*Task*. Write out the opening lines of the data word for word, up to and including the line with "import plotly.graph_objects as go", and leave every picture and every later line out.

*Recorded information*.
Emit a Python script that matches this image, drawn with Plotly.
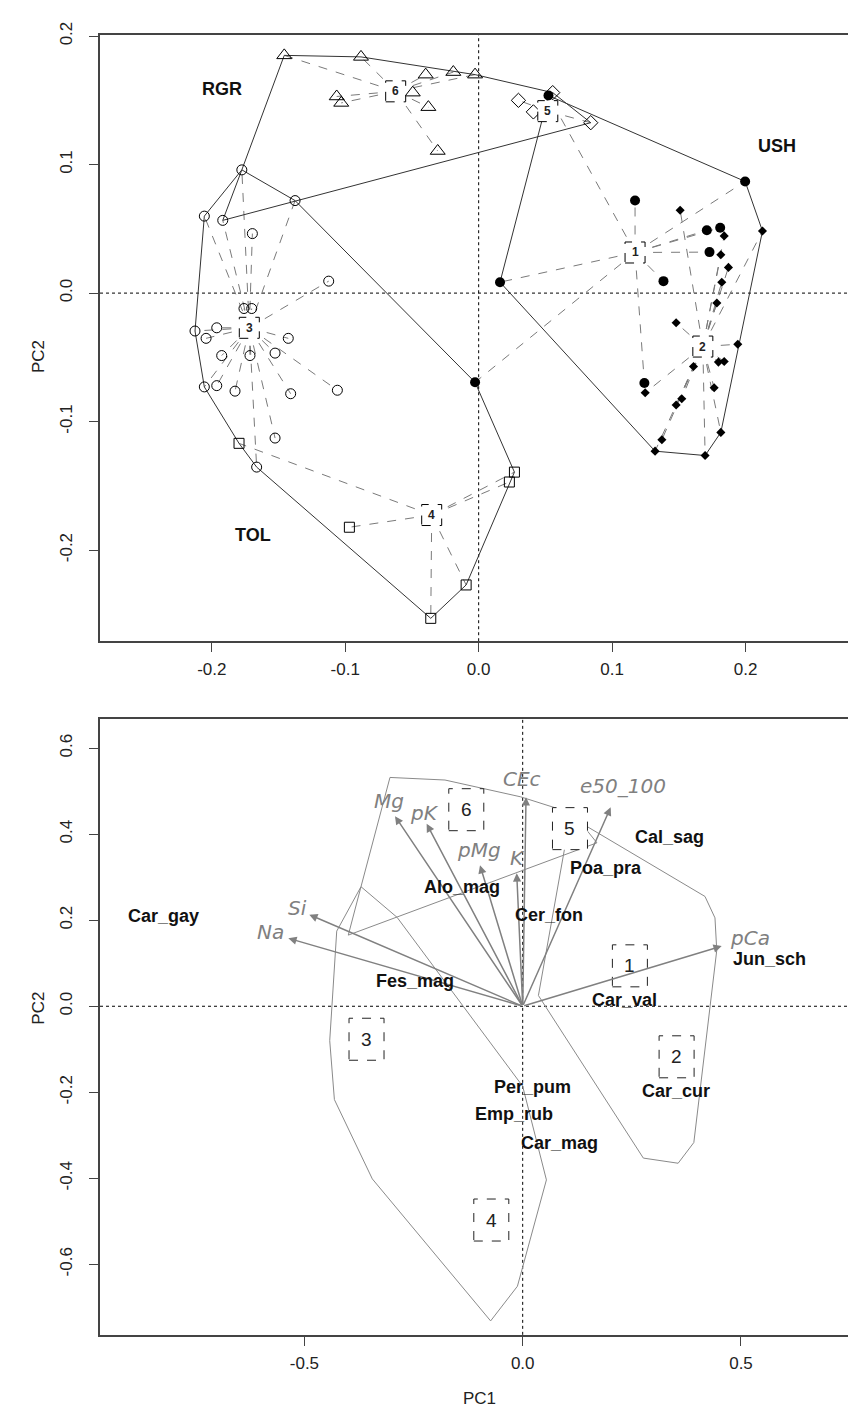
import plotly.graph_objects as go

# ---------------- TOP PANEL DATA (sample scores) ----------------
g1_x = [0.0523, 0.1172, 0.1997, 0.171, 0.181, 0.173, 0.1385, 0.016, -0.0027, 0.1242]
g1_y = [0.1537, 0.072, 0.0869, 0.0489, 0.0509, 0.0319, 0.0093, 0.0085, -0.0694, -0.0699]
g2_x = [0.151, 0.184, 0.2127, 0.1815, 0.1872, 0.1822, 0.1785, 0.148, 0.1942, 0.1797,
        0.184, 0.161, 0.1765, 0.1248, 0.1522, 0.148, 0.1373, 0.1322, 0.1697, 0.1815]
g2_y = [0.0645, 0.0445, 0.0483, 0.0298, 0.020, 0.0085, -0.0077, -0.0231, -0.0398, -0.0537,
        -0.0532, -0.0571, -0.0737, -0.0776, -0.0822, -0.0871, -0.1141, -0.123, -0.1264, -0.1084]
g3_x = [-0.1775, -0.1376, -0.2056, -0.1918, -0.1696, -0.1124, -0.1759, -0.1701, -0.2126, -0.1963, -0.2043,
        -0.1926, -0.1714, -0.1526, -0.1427, -0.2056, -0.1963, -0.1826, -0.1409, -0.1059, -0.1526, -0.1664]
g3_y = [0.0959, 0.072, 0.0599, 0.0566, 0.0463, 0.0093, -0.012, -0.012, -0.0295, -0.027, -0.0352,
        -0.0486, -0.0486, -0.0467, -0.0352, -0.073, -0.072, -0.0763, -0.0783, -0.0756, -0.1128, -0.1354]
g4_x = [-0.1796, -0.0969, 0.0268, 0.023, -0.0094, -0.0359]
g4_y = [-0.1169, -0.1822, -0.1393, -0.147, -0.2271, -0.2531]
g5_x = [0.0298, 0.041, 0.0555, 0.084]
g5_y = [0.150, 0.141, 0.156, 0.1326]
g6_x = [-0.1457, -0.0882, -0.0397, -0.019, -0.0027, -0.0494, -0.1064, -0.103, -0.0377, -0.0307]
g6_y = [0.185, 0.1838, 0.170, 0.172, 0.170, 0.156, 0.153, 0.148, 0.1447, 0.1106]

group_ids = ["1", "2", "3", "4", "5", "6"]
center_x = [0.1172, 0.168, -0.1719, -0.0352, 0.0518, -0.0622]
center_y = [0.0316, -0.0416, -0.027, -0.1727, 0.1416, 0.157]

hull_rgr_x = [-0.1457, -0.0882, -0.0027, 0.0555, 0.084, -0.1918, -0.1775, -0.1457]
hull_rgr_y = [0.185, 0.1838, 0.170, 0.156, 0.1326, 0.0566, 0.0959, 0.185]
hull_ush_x = [0.0523, 0.1997, 0.2127, 0.1815, 0.1697, 0.1322, 0.016, 0.0523]
hull_ush_y = [0.1537, 0.0869, 0.0483, -0.1084, -0.1264, -0.123, 0.0085, 0.1537]
hull_tol_x = [-0.1775, -0.1376, -0.0027, 0.0268, -0.0094, -0.0359, -0.1664, -0.1796, -0.2056, -0.2126, -0.2056, -0.1775]
hull_tol_y = [0.0959, 0.072, -0.0694, -0.1393, -0.2271, -0.2531, -0.1354, -0.1169, -0.073, -0.0295, 0.0599, 0.0959]

site_labels = ["RGR", "USH", "TOL"]
site_x = [-0.1926, 0.2239, -0.1693]
site_y = [0.1588, 0.1141, -0.1881]

top_xticks = [-0.2, -0.1, 0.0, 0.1, 0.2]
top_xticktext = ["-0.2", "-0.1", "0.0", "0.1", "0.2"]
top_yticks = [-0.2, -0.1, 0.0, 0.1, 0.2]
top_yticktext = ["-0.2", "-0.1", "0.0", "0.1", "0.2"]

# ---------------- BOTTOM PANEL DATA (biplot) ----------------
env_names = ["Mg", "pK", "pMg", "K", "CEc", "e50_100", "pCa", "Si", "Na"]
env_x = [-0.2925, -0.22, -0.0978, -0.0137, 0.0076, 0.2015, 0.4558, -0.4888, -0.5368]
env_y = [0.442, 0.4244, 0.328, 0.309, 0.486, 0.4627, 0.14, 0.213, 0.158]
env_lab_x = [-0.3055, -0.2238, -0.1001, -0.0124, -0.0023, 0.2305, 0.5206, -0.5163, -0.5788]
env_lab_y = [0.478, 0.449, 0.363, 0.344, 0.5295, 0.5127, 0.158, 0.2286, 0.1733]

spp_names = ["Car_gay", "Alo_mag", "Cal_sag", "Poa_pra", "Cer_fon", "Jun_sch",
             "Fes_mag", "Car_val", "Per_pum", "Emp_rub", "Car_mag", "Car_cur"]
spp_x = [-0.823, -0.1383, 0.3358, 0.190, 0.0602, 0.566, -0.2474, 0.2334, 0.0215, -0.0192, 0.085, 0.351]
spp_y = [0.209, 0.278, 0.3936, 0.322, 0.2115, 0.109, 0.0594, 0.0134, -0.1878, -0.25, -0.318, -0.198]

bcenter_x = [0.2455, 0.3525, -0.3577, -0.0719, 0.1083, -0.1292]
bcenter_y = [0.094, -0.1175, -0.0767, -0.497, 0.413, 0.457]

poly_rgr_x = [-0.304, -0.178, -0.005, 0.116, 0.17, -0.3995, -0.3704, -0.304]
poly_rgr_y = [0.532, 0.526, 0.487, 0.448, 0.38, 0.1654, 0.278, 0.532]
poly_ush_x = [0.109, 0.4175, 0.4404, 0.4445, 0.392, 0.356, 0.2763, 0.036, 0.109]
poly_ush_y = [0.441, 0.2553, 0.2055, 0.13, -0.3168, -0.365, -0.353, 0.025, 0.441]
poly_tol_x = [-0.3704, -0.2876, 0.0, 0.0543, -0.0121, -0.0735, -0.3445, -0.3754, -0.4313, -0.442, -0.426, -0.3704]
poly_tol_y = [0.278, 0.2066, -0.186, -0.4037, -0.651, -0.7316, -0.4014, -0.3355, -0.217, -0.08, 0.1747, 0.278]

bot_xticks = [-0.5, 0.0, 0.5]
bot_xticktext = ["-0.5", "0.0", "0.5"]
bot_yticks = [-0.6, -0.4, -0.2, 0.0, 0.2, 0.4, 0.6]
bot_yticktext = ["-0.6", "-0.4", "-0.2", "0.0", "0.2", "0.4", "0.6"]

# ---------------- FIGURE ----------------
W, H = 848, 1428
fig = go.Figure()

AX = "#444444"
TICKFONT = dict(family="Liberation Sans, Arial", size=17, color="#222222")
SPIDER = "#7a7a7a"

groups = [
    (g1_x, g1_y, dict(symbol="circle", size=10, color="black")),
    (g2_x, g2_y, dict(symbol="diamond", size=7, color="black")),
    (g3_x, g3_y, dict(symbol="circle-open", size=10, color="black", line=dict(width=1))),
    (g4_x, g4_y, dict(symbol="square-open", size=10, color="black", line=dict(width=1))),
    (g5_x, g5_y, dict(symbol="diamond-open", size=11, color="black", line=dict(width=1))),
    (g6_x, g6_y, dict(symbol="triangle-up-open", size=13, color="black", line=dict(width=1))),
]

# spiders
for i, (gx, gy, _) in enumerate(groups):
    sx, sy = [], []
    for px, py in zip(gx, gy):
        sx += [center_x[i], px, None]
        sy += [center_y[i], py, None]
    fig.add_trace(go.Scatter(x=sx, y=sy, mode="lines", xaxis="x", yaxis="y",
                             line=dict(color=SPIDER, width=1, dash="dash"),
                             hoverinfo="skip", showlegend=False))

# hulls
for hx, hy in [(hull_rgr_x, hull_rgr_y), (hull_ush_x, hull_ush_y), (hull_tol_x, hull_tol_y)]:
    fig.add_trace(go.Scatter(x=hx, y=hy, mode="lines", xaxis="x", yaxis="y",
                             line=dict(color="#333333", width=1), hoverinfo="skip", showlegend=False))

# points
for gx, gy, mk in groups:
    fig.add_trace(go.Scatter(x=gx, y=gy, mode="markers", xaxis="x", yaxis="y",
                             marker=mk, hoverinfo="skip", showlegend=False))

# bottom polygons
for px_, py_ in [(poly_rgr_x, poly_rgr_y), (poly_ush_x, poly_ush_y), (poly_tol_x, poly_tol_y)]:
    fig.add_trace(go.Scatter(x=px_, y=py_, mode="lines", xaxis="x2", yaxis="y2",
                             line=dict(color="#8a8a8a", width=1), hoverinfo="skip", showlegend=False))

shapes = []
annotations = []

# dotted zero lines
for xr, yr in [("x", "y"), ("x2", "y2")]:
    shapes.append(dict(type="line", xref=xr, yref=yr + " domain", x0=0, x1=0, y0=0, y1=1,
                       line=dict(color="black", width=1, dash="dot"), layer="below"))
    shapes.append(dict(type="line", xref=xr + " domain", yref=yr, x0=0, x1=1, y0=0, y1=0,
                       line=dict(color="black", width=1, dash="dot"), layer="below"))

# top centroid boxes
for gid, cx, cy in zip(group_ids, center_x, center_y):
    shapes.append(dict(type="rect", xref="x", yref="y", xsizemode="pixel", ysizemode="pixel",
                       xanchor=cx, yanchor=cy, x0=-10, x1=10, y0=-10.5, y1=10.5,
                       line=dict(color="black", width=1, dash="dash"), fillcolor="white", layer="above"))
    annotations.append(dict(x=cx, y=cy, xref="x", yref="y", text="<b>%s</b>" % gid, showarrow=False,
                            font=dict(family="Liberation Sans, Arial", size=12, color="#222")))

# site labels
for t, sx, sy in zip(site_labels, site_x, site_y):
    annotations.append(dict(x=sx, y=sy, xref="x", yref="y", text="<b>%s</b>" % t, showarrow=False,
                            font=dict(family="Liberation Sans, Arial", size=18, color="#111")))

# bottom boxes
for gid, cx, cy in zip(group_ids, bcenter_x, bcenter_y):
    shapes.append(dict(type="rect", xref="x2", yref="y2", xsizemode="pixel", ysizemode="pixel",
                       xanchor=cx, yanchor=cy, x0=-17.5, x1=17.5, y0=-21, y1=21,
                       line=dict(color="#222", width=1, dash="dash"), fillcolor="white", layer="above"))
    annotations.append(dict(x=cx, y=cy, xref="x2", yref="y2", text=gid, showarrow=False,
                            font=dict(family="Liberation Sans, Arial", size=19, color="#222")))

# arrows
for name, ex, ey, lx, ly in zip(env_names, env_x, env_y, env_lab_x, env_lab_y):
    annotations.append(dict(x=ex, y=ey, xref="x2", yref="y2", ax=0, ay=0, axref="x2", ayref="y2",
                            text="", showarrow=True, arrowhead=2, arrowsize=1.1, arrowwidth=1.5,
                            arrowcolor="#808080", standoff=0, startstandoff=0))
    annotations.append(dict(x=lx, y=ly, xref="x2", yref="y2", text=name, showarrow=False,
                            font=dict(family="DejaVu Sans", size=20, color="#808080", style="italic")))

# species labels
for name, sx, sy in zip(spp_names, spp_x, spp_y):
    annotations.append(dict(x=sx, y=sy, xref="x2", yref="y2", text="<b>%s</b>" % name, showarrow=False,
                            font=dict(family="Liberation Sans, Arial", size=18, color="#111")))

# axis titles
annotations.append(dict(x=27 / W, y=1 - 328 / H, xref="paper", yref="paper", text="PC2", textangle=-90,
                        showarrow=False, font=dict(family="Liberation Sans, Arial", size=17, color="#222")))
annotations.append(dict(x=27 / W, y=1 - 1023 / H, xref="paper", yref="paper", text="PC2", textangle=-90,
                        showarrow=False, font=dict(family="Liberation Sans, Arial", size=17, color="#222")))
annotations.append(dict(x=479 / W, y=1 - 1410 / H, xref="paper", yref="paper", text="PC1",
                        showarrow=False, font=dict(family="Liberation Sans, Arial", size=17, color="#222")))

xdom = [100 / W, 1.0]
common_x = dict(showgrid=False, zeroline=False, showline=True, linecolor=AX, linewidth=1.5, mirror=True,
                ticks="outside", ticklen=9, tickcolor=AX, tickwidth=1, tickfont=TICKFONT,
                ticklabelstandoff=3)
common_y = dict(showgrid=False, zeroline=False, showline=True, linecolor=AX, linewidth=1.5,
                ticks="outside", ticklen=9, tickcolor=AX, tickwidth=1, tickfont=TICKFONT,
                tickangle=-90, ticklabelstandoff=10)

fig.update_layout(
    width=W, height=H, margin=dict(l=0, r=0, t=0, b=0),
    plot_bgcolor="white", paper_bgcolor="white", showlegend=False,
    xaxis=dict(domain=xdom, range=[-0.2838, 0.2768], anchor="y",
               tickmode="array", tickvals=top_xticks, ticktext=top_xticktext, **common_x),
    yaxis=dict(domain=[1 - 634 / H, 1 - 22 / H], range=[-0.2709, 0.2010], anchor="x",
               tickmode="array", tickvals=top_yticks, ticktext=top_yticktext, **common_y),
    xaxis2=dict(domain=xdom, range=[-0.9682, 0.7451], anchor="y2",
                tickmode="array", tickvals=bot_xticks, ticktext=bot_xticktext, **common_x),
    yaxis2=dict(domain=[1 - 1334 / H, 1 - 712 / H], range=[-0.764, 0.669], anchor="x2",
                tickmode="array", tickvals=bot_yticks, ticktext=bot_yticktext, **common_y),
    shapes=shapes, annotations=annotations,
)

fig.write_html("out.html")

*Answer in full*.
Emit a Python script that matches this image, drawn with Plotly.
import plotly.graph_objects as go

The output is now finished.